For the given prompt to assess the accuracy of McLuhan’s “hot” and “cold” media theory, I provide the example of NieR Automata — a video game developed by Square Enix — to prove the outdatedness and illegitimacy of categorizations of forms of media by their mandated or assumed level of user participation and “thought”.
To begin, it stands to be noted that I agree wholeheartedly with his statement that the medium is the message. As I will explain through this post, NieR Automata is a piece that would not function to a fifth of a percent as well as it does in storytelling if it were portrayed in any medium other than a video game. It would not work as an art form in the way that it does without the strength and interactivity of the medium in context of its message.
(As a side note, so this doesn’t come off as the heated ramblings of a nerd, it stands to be noted that NieR automata received NAVGTR nominations and awards for “Best Writing in a Drama”, “Character Development”, “Camera Direction”, “Best Score”, and many more. This is a piece of artwork that is internationally acknowledged, despite being frequently ignored due to it’s medium by professionals in the art and design scene.)
To summarize for context, NieR Automata is a game about philosophy that hides its true intention under layers of analysis and attention to detail. It is a game that requires being played through five times, despite giving no mandate that the player do so. On your first playthrough, it intentionally presents itself as a very non-serious arcade-style game, wherein you are an android with a sidekick that is deployed to save the earth by killing robots: A very stereotypically fighter-type videogame that is meant to be played for fun with no deeper meaning. In this first playthrough, the medium itself is red hot. Everything is provided for you, and you are — by design — intended to play through it mindlessly for simple enjoyment with little work needed to be done for interpretation or “definition”. When you beat the game, there is a small hint saying you should play it again, but — by design — you feel satisfaction having done your job, beat the bad guys, and having needed little participation other than holding the controller to have enjoyed the piece.
It is in pressing the “New Game” button that the application of McLuhan’s theory falls apart, and the true nature of the piece reveals itself. This time, you play as the goofy sidekick, who is useless in combat (the purpose of the original playthough) but has the added “gimmick” that he can read the robot’s thoughts. It is through playing through the game again as the useless sidekick that the meaning of the story gets flipped on it’s head, and the dark philosophical underbelly of the piece becomes clear. Through an understanding of your opponents’ thoughts, you learn that they view you identically to how you view them — and that there are a variety of different schools of ethical thought at play in how you determine your actions through the game, through deep analysis of rule-utilitarianism through the applications of socialism versus laissez-faire capitalism. While it is far too complicated for me to continue to summarize, I fully encourage you to research it — or just play it — to truly understand the depth of this game, and how it intentionally causes the viewer / player to analyze their own thoughts of the world outside of the game, their political beliefs, their ethics and definition of virtue, and even in a final masterstroke, question whether or not videogames can be used as a true and respected art form, or if they are limited to being just silly things meant for enjoyment — all through the relationships of the various parties, factions, and characters within the same plotline, played through multiple times from multiple perspectives. I consider it the video game equivalent of Ender’s Game in relation to its sequels. A true masterstroke.
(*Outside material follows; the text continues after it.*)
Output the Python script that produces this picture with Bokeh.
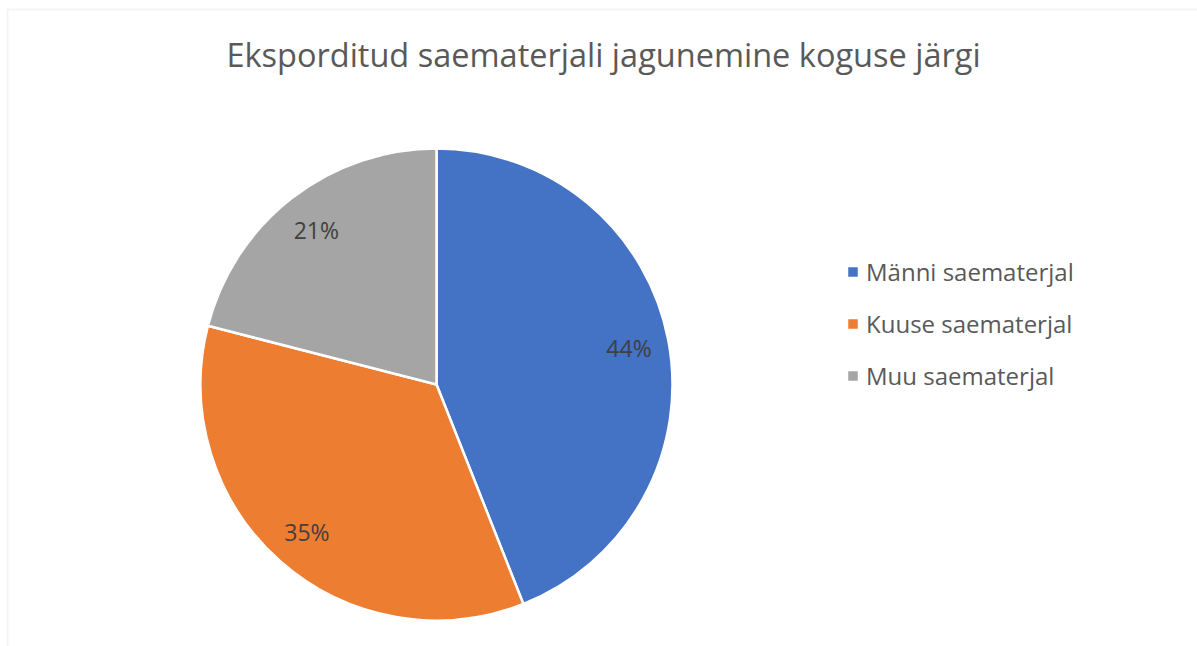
import numpy as np
from bokeh.plotting import figure
from bokeh.models import ColumnDataSource, Range1d, Legend, LegendItem, Label, BoxAnnotation
from bokeh.core.properties import value
from bokeh.embed import file_html
from bokeh.resources import INLINE

# ---- data ----
categories = ["Männi saematerjal", "Kuuse saematerjal", "Muu saematerjal"]
shares = [44, 35, 21]
colors = ["#4472C4", "#ED7D31", "#A5A5A5"]
title_text = "Eksporditud saematerjali jagunemine koguse järgi"

W, H = 1197, 646
FONT = "Open Sans"

# pie geometry (pixel-like data space, y up)
cx, cy, R = 436, H - 384, 236

vals = np.array(shares, dtype=float)
frac = vals / vals.sum()
ends_cum = np.cumsum(frac)
starts_cum = ends_cum - frac
start_angle = np.pi / 2 - starts_cum * 2 * np.pi
end_angle = np.pi / 2 - ends_cum * 2 * np.pi
mid = (start_angle + end_angle) / 2
lab_r = 196

src = ColumnDataSource(dict(
    cat=categories, start=start_angle, end=end_angle, color=colors,
    lx=cx + lab_r * np.cos(mid), ly=cy + lab_r * np.sin(mid),
    lab=[f"{int(round(v))}%" for v in frac * 100],
))

p = figure(width=W, height=H, output_backend="svg", toolbar_location=None,
           x_axis_type=None, y_axis_type=None,
           x_range=Range1d(0, W), y_range=Range1d(0, H),
           min_border=0, min_border_left=0, min_border_right=0,
           min_border_top=0, min_border_bottom=0)
p.outline_line_color = None
p.grid.visible = False
p.background_fill_color = "white"
p.border_fill_color = "white"

# chart-area border (top and left visible)
p.add_layout(BoxAnnotation(left=7, right=W + 50, top=H - 9, bottom=-50,
                           fill_alpha=0, line_color="#D9D9D9", line_width=2))

wedges = p.wedge(x=cx, y=cy, radius=R, start_angle="start", end_angle="end",
                 direction="clock", fill_color="color", line_color="white",
                 line_width=2.5, source=src)

p.text(x="lx", y="ly", text="lab", source=src, text_align="center",
       text_baseline="middle", text_font=value(FONT), text_font_size="23px",
       text_color="#404040")

p.add_layout(Label(x=603, y=H - 54, text=title_text, text_align="center",
                   text_baseline="middle", text_font=FONT,
                   text_font_size="32.5px", text_color="#595959"))

items = [LegendItem(label=c, renderers=[wedges], index=i) for i, c in enumerate(categories)]
legend = Legend(items=items, location=(845, 254), orientation="vertical",
                border_line_color=None, background_fill_alpha=0,
                label_text_font=FONT, label_text_font_size="24px",
                label_text_color="#595959", glyph_width=15, glyph_height=15,
                label_standoff=6, spacing=19, padding=0, margin=0,
                label_height=30)
p.add_layout(legend)

open("out.html", "w").write(file_html(p, INLINE))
It is at this point that I would entirely view this game as an example of the coldest piece of media I have ever experienced, despite previously and concurrently being an unimaginably hot piece of media. Not only are you experiencing it in “high definition”, but it now requires you to analyze your views of life, research various political and ethical topics, and fully call into question your ethical views on psychological concepts like in-group and out-group and how they apply to your own life. Not once have I ever experienced even a book, as a frequent reader of philosophy, ethics, and psychological theory, that has called such active participation and interpretation (to such a degree as the internal analysis of self.) as this video game.
In the same manner that this video game proves that any medium can be either infinitely cold or infinitely hot by McLuhan’s theories, I put forward the claim that this is only one example from the infinite possible examples that the “hotness” or “coldness” of a medium is decided entirely by it’s use and by the level of participation put forth by the viewer themselves, based upon the infinite complexities of the persona that lead them to that viewing of that media. A book can either be low definition and require high user participation, but could also be a book designed as to be high definition in a masterstroke to defy the medium. A movie could be considered hot, but if it is a movie designed to call into question the world itself and call in outside thought and personal interpretation to fully understand the levels of detail and complexities of itself, does that not make it also cold?
It is for this reasoning that I explain that McLuhan’s theory of hot and cold are completely irrelevant and in many ways restrictive to the content creators of every medium — an attempt to categorize and minimize the infinite complexity of the human mind and ability to make individual meanings of every medium from the viewer, and a limitation upon the content creator themselves. It is for this reason that I strongly dislike this theory and disagree with it.